* _Task statement_:
Drop all images and give the records again exactly.

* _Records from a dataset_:
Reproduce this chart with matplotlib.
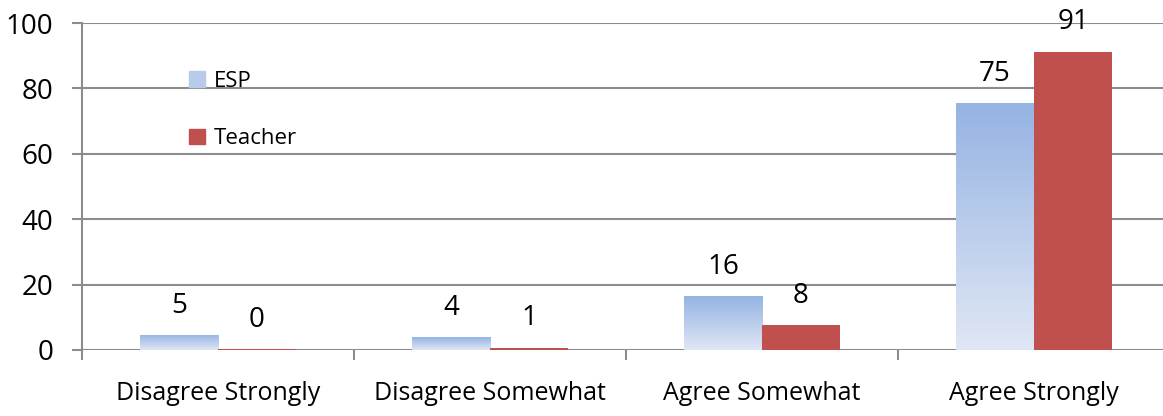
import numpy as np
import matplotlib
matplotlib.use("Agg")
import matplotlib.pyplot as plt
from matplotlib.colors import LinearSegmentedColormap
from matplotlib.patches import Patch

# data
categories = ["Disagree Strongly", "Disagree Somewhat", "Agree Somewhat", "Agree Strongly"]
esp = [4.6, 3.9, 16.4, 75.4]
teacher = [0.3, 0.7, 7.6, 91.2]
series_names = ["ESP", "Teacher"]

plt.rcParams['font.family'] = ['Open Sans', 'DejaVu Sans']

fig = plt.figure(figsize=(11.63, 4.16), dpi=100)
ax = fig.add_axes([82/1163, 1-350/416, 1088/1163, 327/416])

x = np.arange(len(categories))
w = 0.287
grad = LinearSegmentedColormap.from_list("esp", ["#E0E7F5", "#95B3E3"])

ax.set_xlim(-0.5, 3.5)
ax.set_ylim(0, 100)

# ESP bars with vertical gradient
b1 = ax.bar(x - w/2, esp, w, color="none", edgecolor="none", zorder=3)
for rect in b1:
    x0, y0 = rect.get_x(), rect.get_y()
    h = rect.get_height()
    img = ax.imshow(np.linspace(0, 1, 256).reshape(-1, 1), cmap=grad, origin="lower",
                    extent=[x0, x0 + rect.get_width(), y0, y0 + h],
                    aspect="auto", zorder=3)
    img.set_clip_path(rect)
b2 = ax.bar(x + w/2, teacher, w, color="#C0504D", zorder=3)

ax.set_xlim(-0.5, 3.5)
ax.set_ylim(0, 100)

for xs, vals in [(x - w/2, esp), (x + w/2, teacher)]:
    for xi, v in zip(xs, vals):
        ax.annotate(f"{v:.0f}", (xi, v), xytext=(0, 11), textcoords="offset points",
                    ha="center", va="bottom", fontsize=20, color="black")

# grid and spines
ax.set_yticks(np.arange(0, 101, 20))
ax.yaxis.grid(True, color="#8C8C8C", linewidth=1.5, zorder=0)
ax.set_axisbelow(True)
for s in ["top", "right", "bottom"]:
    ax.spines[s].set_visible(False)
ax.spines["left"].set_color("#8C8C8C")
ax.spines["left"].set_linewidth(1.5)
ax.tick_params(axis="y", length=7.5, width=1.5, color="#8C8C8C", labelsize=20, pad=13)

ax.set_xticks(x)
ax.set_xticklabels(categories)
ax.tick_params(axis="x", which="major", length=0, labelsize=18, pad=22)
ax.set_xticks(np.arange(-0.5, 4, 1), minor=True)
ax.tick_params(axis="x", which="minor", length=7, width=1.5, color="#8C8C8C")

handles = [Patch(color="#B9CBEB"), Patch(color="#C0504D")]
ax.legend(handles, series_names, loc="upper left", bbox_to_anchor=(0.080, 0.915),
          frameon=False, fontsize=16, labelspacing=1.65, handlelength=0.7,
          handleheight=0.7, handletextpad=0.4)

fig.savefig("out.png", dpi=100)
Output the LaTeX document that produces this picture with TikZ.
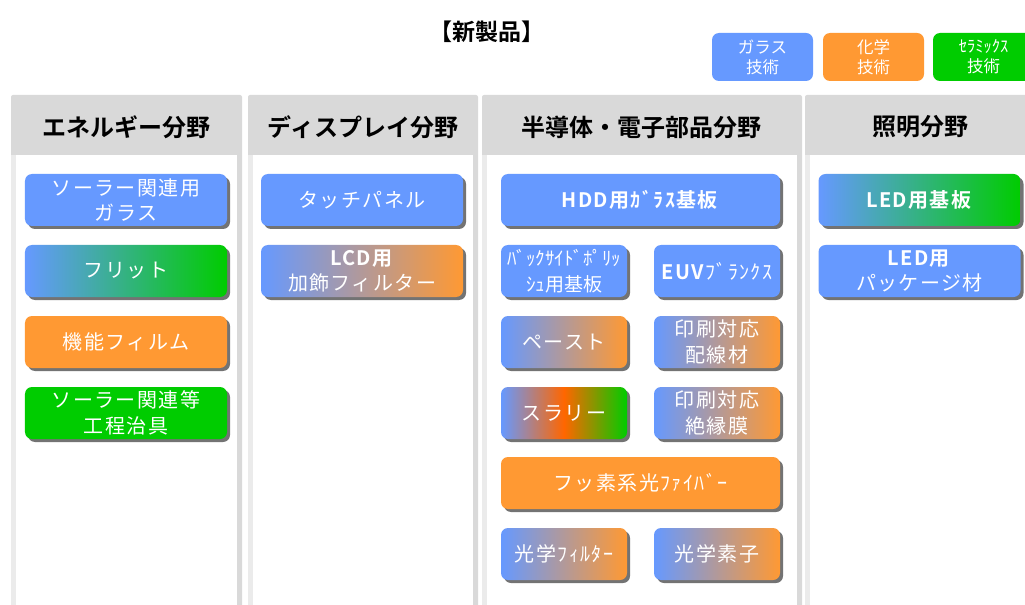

* _Finished answer_:
Reproduce this chart with matplotlib.
import numpy as np
import matplotlib
matplotlib.use("Agg")
import matplotlib.pyplot as plt
from matplotlib.colors import LinearSegmentedColormap
from matplotlib.patches import Patch

# data
categories = ["Disagree Strongly", "Disagree Somewhat", "Agree Somewhat", "Agree Strongly"]
esp = [4.6, 3.9, 16.4, 75.4]
teacher = [0.3, 0.7, 7.6, 91.2]
series_names = ["ESP", "Teacher"]

plt.rcParams['font.family'] = ['Open Sans', 'DejaVu Sans']

fig = plt.figure(figsize=(11.63, 4.16), dpi=100)
ax = fig.add_axes([82/1163, 1-350/416, 1088/1163, 327/416])

x = np.arange(len(categories))
w = 0.287
grad = LinearSegmentedColormap.from_list("esp", ["#E0E7F5", "#95B3E3"])

ax.set_xlim(-0.5, 3.5)
ax.set_ylim(0, 100)

# ESP bars with vertical gradient
b1 = ax.bar(x - w/2, esp, w, color="none", edgecolor="none", zorder=3)
for rect in b1:
    x0, y0 = rect.get_x(), rect.get_y()
    h = rect.get_height()
    img = ax.imshow(np.linspace(0, 1, 256).reshape(-1, 1), cmap=grad, origin="lower",
                    extent=[x0, x0 + rect.get_width(), y0, y0 + h],
                    aspect="auto", zorder=3)
    img.set_clip_path(rect)
b2 = ax.bar(x + w/2, teacher, w, color="#C0504D", zorder=3)

ax.set_xlim(-0.5, 3.5)
ax.set_ylim(0, 100)

for xs, vals in [(x - w/2, esp), (x + w/2, teacher)]:
    for xi, v in zip(xs, vals):
        ax.annotate(f"{v:.0f}", (xi, v), xytext=(0, 11), textcoords="offset points",
                    ha="center", va="bottom", fontsize=20, color="black")

# grid and spines
ax.set_yticks(np.arange(0, 101, 20))
ax.yaxis.grid(True, color="#8C8C8C", linewidth=1.5, zorder=0)
ax.set_axisbelow(True)
for s in ["top", "right", "bottom"]:
    ax.spines[s].set_visible(False)
ax.spines["left"].set_color("#8C8C8C")
ax.spines["left"].set_linewidth(1.5)
ax.tick_params(axis="y", length=7.5, width=1.5, color="#8C8C8C", labelsize=20, pad=13)

ax.set_xticks(x)
ax.set_xticklabels(categories)
ax.tick_params(axis="x", which="major", length=0, labelsize=18, pad=22)
ax.set_xticks(np.arange(-0.5, 4, 1), minor=True)
ax.tick_params(axis="x", which="minor", length=7, width=1.5, color="#8C8C8C")

handles = [Patch(color="#B9CBEB"), Patch(color="#C0504D")]
ax.legend(handles, series_names, loc="upper left", bbox_to_anchor=(0.080, 0.915),
          frameon=False, fontsize=16, labelspacing=1.65, handlelength=0.7,
          handleheight=0.7, handletextpad=0.4)

fig.savefig("out.png", dpi=100)
Output the LaTeX document that produces this picture with TikZ.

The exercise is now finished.